„Da kommen die Russen! Da sind die Panzer!“ - Besetzung

Die Kinder laufen zur provisorischen Unterkunft und warnen die Eltern: „Da kommen die Russen! Da sind die Panzer!“, die kurz darauf an den Zollhäusern eintreffen. Die Soldaten springen ab und dringen in die beiden Gebäude ein. Zeitgleich, so Hannelore Beulen, habe man in den umliegenden Wäldern zahlreiche Schießereien gehört. „Die haben deutsche Soldaten erschossen.“ Deren Leichen werden – zum großen Schrecken der Kinder - später entdeckt.

In den Häusern entfernen die Soldaten zunächst sämtliche Schlüssel aus den Türen. „Wir durften nicht abschließen. Und dann ging das die ganze Nacht rein und raus, und die holten sich die Frauen.
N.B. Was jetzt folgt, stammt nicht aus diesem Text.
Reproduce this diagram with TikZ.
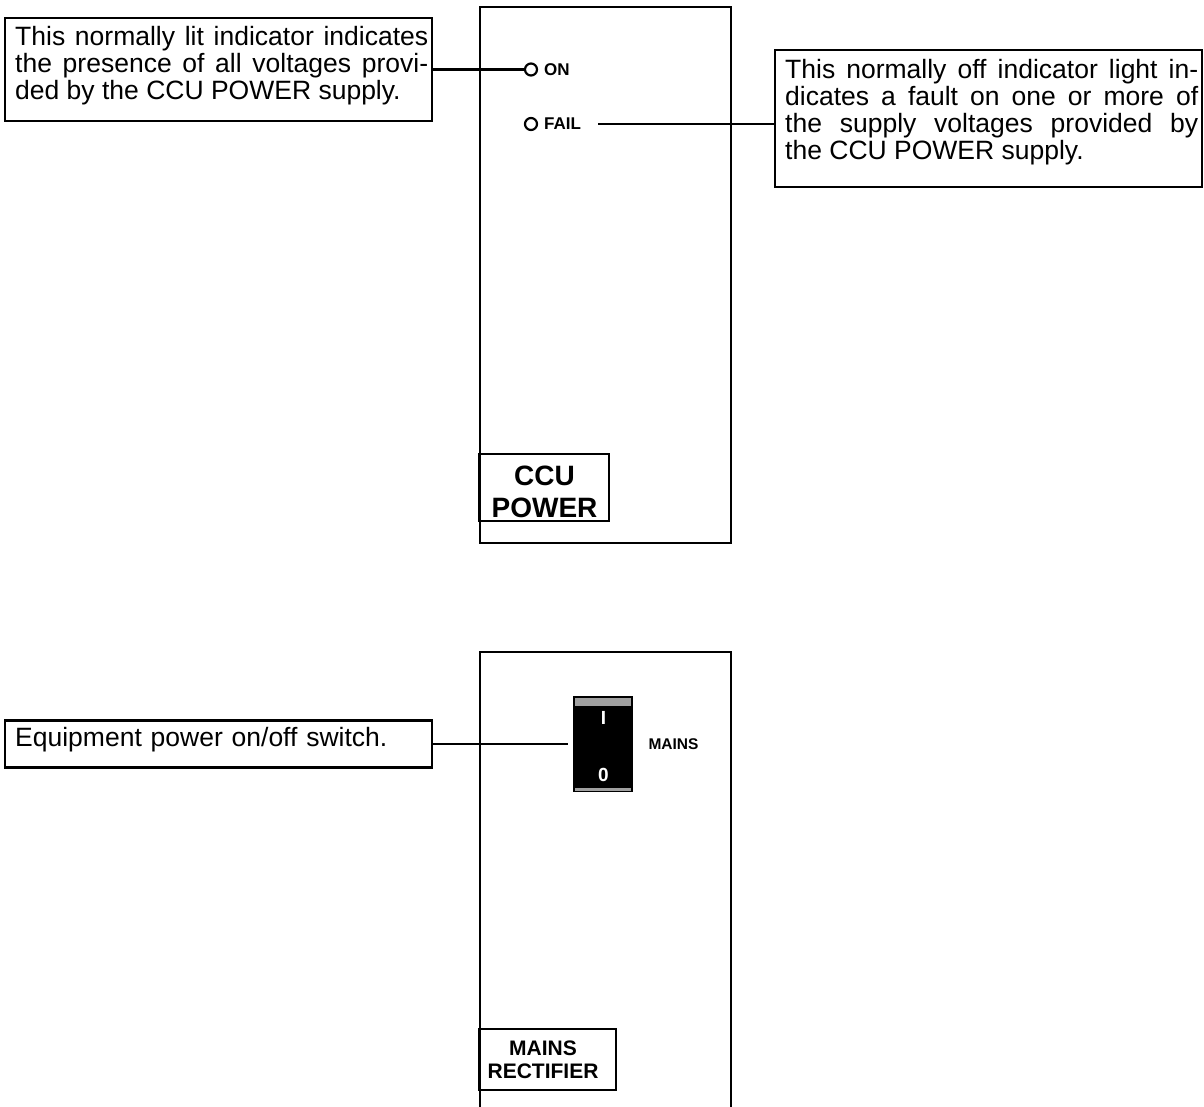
\documentclass[tikz,border=0pt]{standalone}
\usepackage{fontspec}
\setmainfont{Liberation Sans}
\usetikzlibrary{calc}
\definecolor{stripgray}{HTML}{A0A0A0}
\begin{document}
\begin{tikzpicture}[x=1pt,y=-1pt,
  panel/.style={draw, line width=2.8pt, inner sep=0pt},
  lbox/.style={draw, line width=2.4pt, minimum width=427pt, inner sep=0pt},
  ltext/.style={font=\fontsize{26.5}{27}\selectfont, text width=413pt, align=justify, inner sep=0pt, anchor=base west},
  conn/.style={line width=2.4pt},
  led/.style={circle, draw, line width=2.2pt, minimum size=12pt, inner sep=0pt},
  ledtext/.style={font=\fontsize{17}{17}\selectfont\bfseries, anchor=west, inner sep=0pt},
  tag/.style={draw, line width=2.4pt, inner sep=0pt, align=center},
]
\useasboundingbox (0,0) rectangle (1204,1106);

% ---------- CCU POWER panel ----------
\node[panel, minimum width=251pt, minimum height=536pt] (p1) at (605.5,275) {};
\node[tag, minimum width=130pt, minimum height=67pt] (ccutag) at (544,487.5) {};
\node[font=\fontsize{28}{32}\selectfont\bfseries, align=center, inner sep=0pt, anchor=base] (ccutext) at (544.5,517) {CCU\\POWER};

\node[led] (onled) at (531,69.5) {};
\node[ledtext] (ontext) at (544,70) {ON};
\node[led] (failled) at (531,124) {};
\node[ledtext] (failtext) at (544,124) {FAIL};
\coordinate (failend) at (598,124);

% left callout (ON)
\node[lbox, minimum height=103pt] (lb1) at (218.5,69.5) {};
\node[ltext] (lt1) at (15,45) {This normally lit indicator indicates\linebreak the presence of all voltages provi-\linebreak ded by the CCU POWER supply.};
\draw[conn] (lb1.east) -- (onled.west);

% right callout (FAIL)
\node[lbox, minimum height=137pt] (rb) at (988.5,118.5) {};
\node[ltext] (rt) at (785,78) {This normally off indicator light in-\linebreak dicates a fault on one or more of\linebreak the supply voltages provided by\linebreak the CCU POWER supply.};
\draw[conn] (failend) -- (failend -| rb.west);

% ---------- MAINS RECTIFIER panel ----------
\coordinate (p2bl) at (480,1110);
\coordinate (p2tl) at (480,652);
\coordinate (p2tr) at (731,652);
\coordinate (p2br) at (731,1110);
\draw[line width=2.8pt] (p2bl) -- (p2tl) -- (p2tr) -- (p2br);

\node[fill=black, minimum width=60pt, minimum height=96pt, inner sep=0pt] (sw) at (603,744) {};
\fill[stripgray] (575,698) rectangle (631,705.5);
\fill[stripgray] (575,788) rectangle (631,790.5);
\node[font=\fontsize{19}{19}\selectfont\bfseries, text=white, inner sep=0pt] (swI) at (603.5,718) {I};
\node[font=\fontsize{19}{19}\selectfont\bfseries, text=white, inner sep=0pt] (sw0) at (603.5,775) {0};
\node[font=\fontsize{15.5}{15.5}\selectfont\bfseries, inner sep=0pt] (mains) at (673.5,744) {MAINS};

\node[lbox, minimum height=47pt] (lb2) at (218.5,744) {};
\node[ltext, align=left] (lt2) at (15,746) {Equipment power on/off switch.};
\draw[conn, shorten >=5pt] (lb2.east) -- (sw.west);

\node[tag, minimum width=137pt, minimum height=61pt] (mrtag) at (547.5,1059.5) {};
\node[font=\fontsize{21}{23}\selectfont\bfseries, align=center, inner sep=0pt, anchor=base] (mrtext) at (543,1078) {MAINS\\RECTIFIER};
\end{tikzpicture}
\end{document}
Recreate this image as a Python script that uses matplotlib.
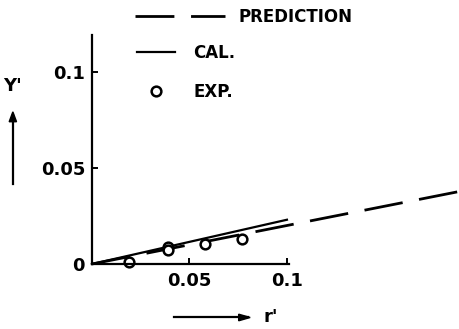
import numpy as np
import matplotlib.pyplot as plt
from matplotlib.lines import Line2D

# values
pred_x = [0.0, 0.19]
pred_y = [0.0, 0.038]
cal_x = [0.0, 0.1]
cal_y = [0.0, 0.023]
exp_x = [0.019, 0.039, 0.039, 0.058, 0.077]
exp_y = [0.001, 0.009, 0.0073, 0.0104, 0.013]

plt.rcParams['font.family'] = ['DejaVu Sans']
plt.rcParams['font.weight'] = 'bold'

fig = plt.figure(figsize=(4.59, 3.29), dpi=100)
ax = fig.add_axes([0.2004, 0.1976, 0.429, 0.696])

p_line, = ax.plot(pred_x, pred_y, color='black', lw=2.0, dashes=(14, 6),
                  clip_on=False, label='PREDICTION')
c_line, = ax.plot(cal_x, cal_y, color='black', lw=1.6, clip_on=False,
                  label='CAL.')
e_pts, = ax.plot(exp_x, exp_y, 'o', mfc='white', mec='black', mew=1.8, ms=7,
                 clip_on=False, label='EXP.')

ax.set_xlim(0, 0.101)
ax.set_ylim(0, 0.119)
ax.set_xticks([0.05, 0.1])
ax.set_xticklabels(['0.05', '0.1'])
ax.set_yticks([0, 0.05, 0.1])
ax.set_yticklabels(['0', '0.05', '0.1'])
ax.spines['top'].set_visible(False)
ax.spines['right'].set_visible(False)
ax.spines['left'].set_linewidth(1.6)
ax.spines['bottom'].set_linewidth(1.6)
ax.tick_params(axis='both', direction='in', length=4, width=1.4,
               labelsize=13, pad=6)
ax.tick_params(axis='y', pad=5)

# two legends so the dashed key can be longer than the solid one
leg1 = ax.legend([p_line], ['PREDICTION'], loc='upper left',
                 bbox_to_anchor=(0.294, 0.975), bbox_transform=fig.transFigure,
                 frameon=False, fontsize=12, handlelength=5.4,
                 handletextpad=0.8, borderpad=0, borderaxespad=0)
ax.add_artist(leg1)
ax.legend([c_line, e_pts], ['CAL.', 'EXP.'], loc='upper left',
          bbox_to_anchor=(0.298, 0.866), bbox_transform=fig.transFigure,
          frameon=False, fontsize=12, handlelength=2.3, labelspacing=1.25,
          handletextpad=1.1, borderpad=0, borderaxespad=0)

# axis labels with arrows, as in the sketch
fig.text(0.028, 0.74, "Y'", fontsize=13, ha='center', va='center')
fig.add_artist(Line2D([0.028, 0.028], [0.44, 0.65], color='black', lw=1.6,
                      transform=fig.transFigure))
fig.add_artist(plt.Polygon([[0.020, 0.63], [0.036, 0.63], [0.028, 0.66]],
                           color='black', transform=fig.transFigure))
fig.text(0.59, 0.035, "r'", fontsize=13, ha='center', va='center')
fig.add_artist(Line2D([0.38, 0.54], [0.035, 0.035], color='black', lw=1.6,
                      transform=fig.transFigure))
fig.add_artist(plt.Polygon([[0.52, 0.025], [0.52, 0.045], [0.545, 0.035]],
                           color='black', transform=fig.transFigure))

fig.savefig('out.png', dpi=100)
Und wir Kinder wussten natürlich nicht, was los war.“ Erna Bandemer macht sich die Kinderliebe vieler Soldaten zunutze: „Die Russen, die mochten Kinder, und wenn Kinder weinten, dann gingen die manchmal weiter. Meine Mutter hat immer geguckt, dass meine Schwester unter ihrem Rock war, weil die ja schon zwei Jahre älter war, und mein Bruder und ich saßen bei ihr und bei meinem Vater auf dem Schoß.“ Das Verhalten der sonst so besorgten Mutter dürfte die Kinder irritiert haben, zeigt aber die erhoffte Wirkung. „Wir wurden von ihr gekniffen, damit wir weinen sollten.“ Tatsächlich bleibe Erna Bandemer während der Tage und Nächte in den Zollhäusern unbelästigt.

 

Nachdem die Einheiten Roten Armee endlich weitergezogen sind, werden die Fluchtwagen erneut bepackt, und die Groß Boschpoler kehren in den Ort zurück. Der eigentlich recht kurze Rückweg zieht sich – zumindest in der Erinnerung der damals stark verängstigten Hannelore - recht lang hin und ist mit weiteren traumatisierenden Handlungen der Soldaten verbunden. „Und dann kamen immer wieder Russen vorbei und versuchten, uns zu erschießen.“

Was dann geschieht, übertrifft in seinem Schrecken die bisherigen schlimmen Erlebnisse der Zehnjährigen nochmals bei Weitem. Auf dem Rückweg ins Dorf kommt die Gruppe an einem freistehenden und verlassenen Haus vorbei. In diesem Augenblick nähert sich ein betrunkener russischer Soldat auf einem Pferd. „Der hat uns dann in dieses Haus getrieben.“ Das Innere des Gebäudes wirkt auf Hannelore ohnehin schon gespenstisch. Ein Raum sei mit großen Spiegeln ausgestattet gewesen und auf kleinen Schränkchen hätten lange Scheren gelegen – vielleicht handelte es sich um einen Friseur-Salon. „Jetzt kommt der Russe und sagt: ‚Die Männer in einen Raum, die Kinder in einen Raum und auch die Frauen. Wir würden alle erschossen werden.“ Verständlich machen kann sich der Betrunkene dadurch, dass sich unter den Rückkehrern eine Frau befindet, die Russisch spricht und daher übersetzen kann. „Und dann kam der mit der Pistole und ging von einem zum anderen. Und das vergisst man auch nicht. Und dann ging das große Beten los; jeder auf seine Art.“

Die Todesangst findet durch die Ankunft weiterer Rotarmisten glücklicherweise ihr abruptes Ende. „Da geht die Türe auf, und es kommen drei Offiziere herein. Die packen sich diesen besoffenen Russen und schmeißen ihn raus. Und das war unsere Rettung“, ist sich Hannelore Beulen noch heute sicher. Der Schrecken ist aber längst nicht ausgestanden. Nun stellen sich die drei Offiziere mit den großen Scheren in den Händen auf, klappen diese auf und zu und betrachten die verängstigte Gruppe. „Da hörte ich – auch das vergisst man nicht -, wie einer von den Erwachsenen sagte: ‚Die schneiden uns jetzt jedes Glied einzeln ab.‘ Stellen Sie sich das mal vor, wenn Sie das als Zehnjährige hören.“

Das Befürchtete wird zwar nicht zur Realität, aber was folgt, ist schlimm genug: „Was sie getan haben? Sie haben die Frauen vergewaltigt und haben uns dann nach einer Zeit wieder gehen lassen.“ Das gilt auch für die Männer, die zwar in einem eigenen Raum eingesperrt sind, denen man sonst aber nichts antut.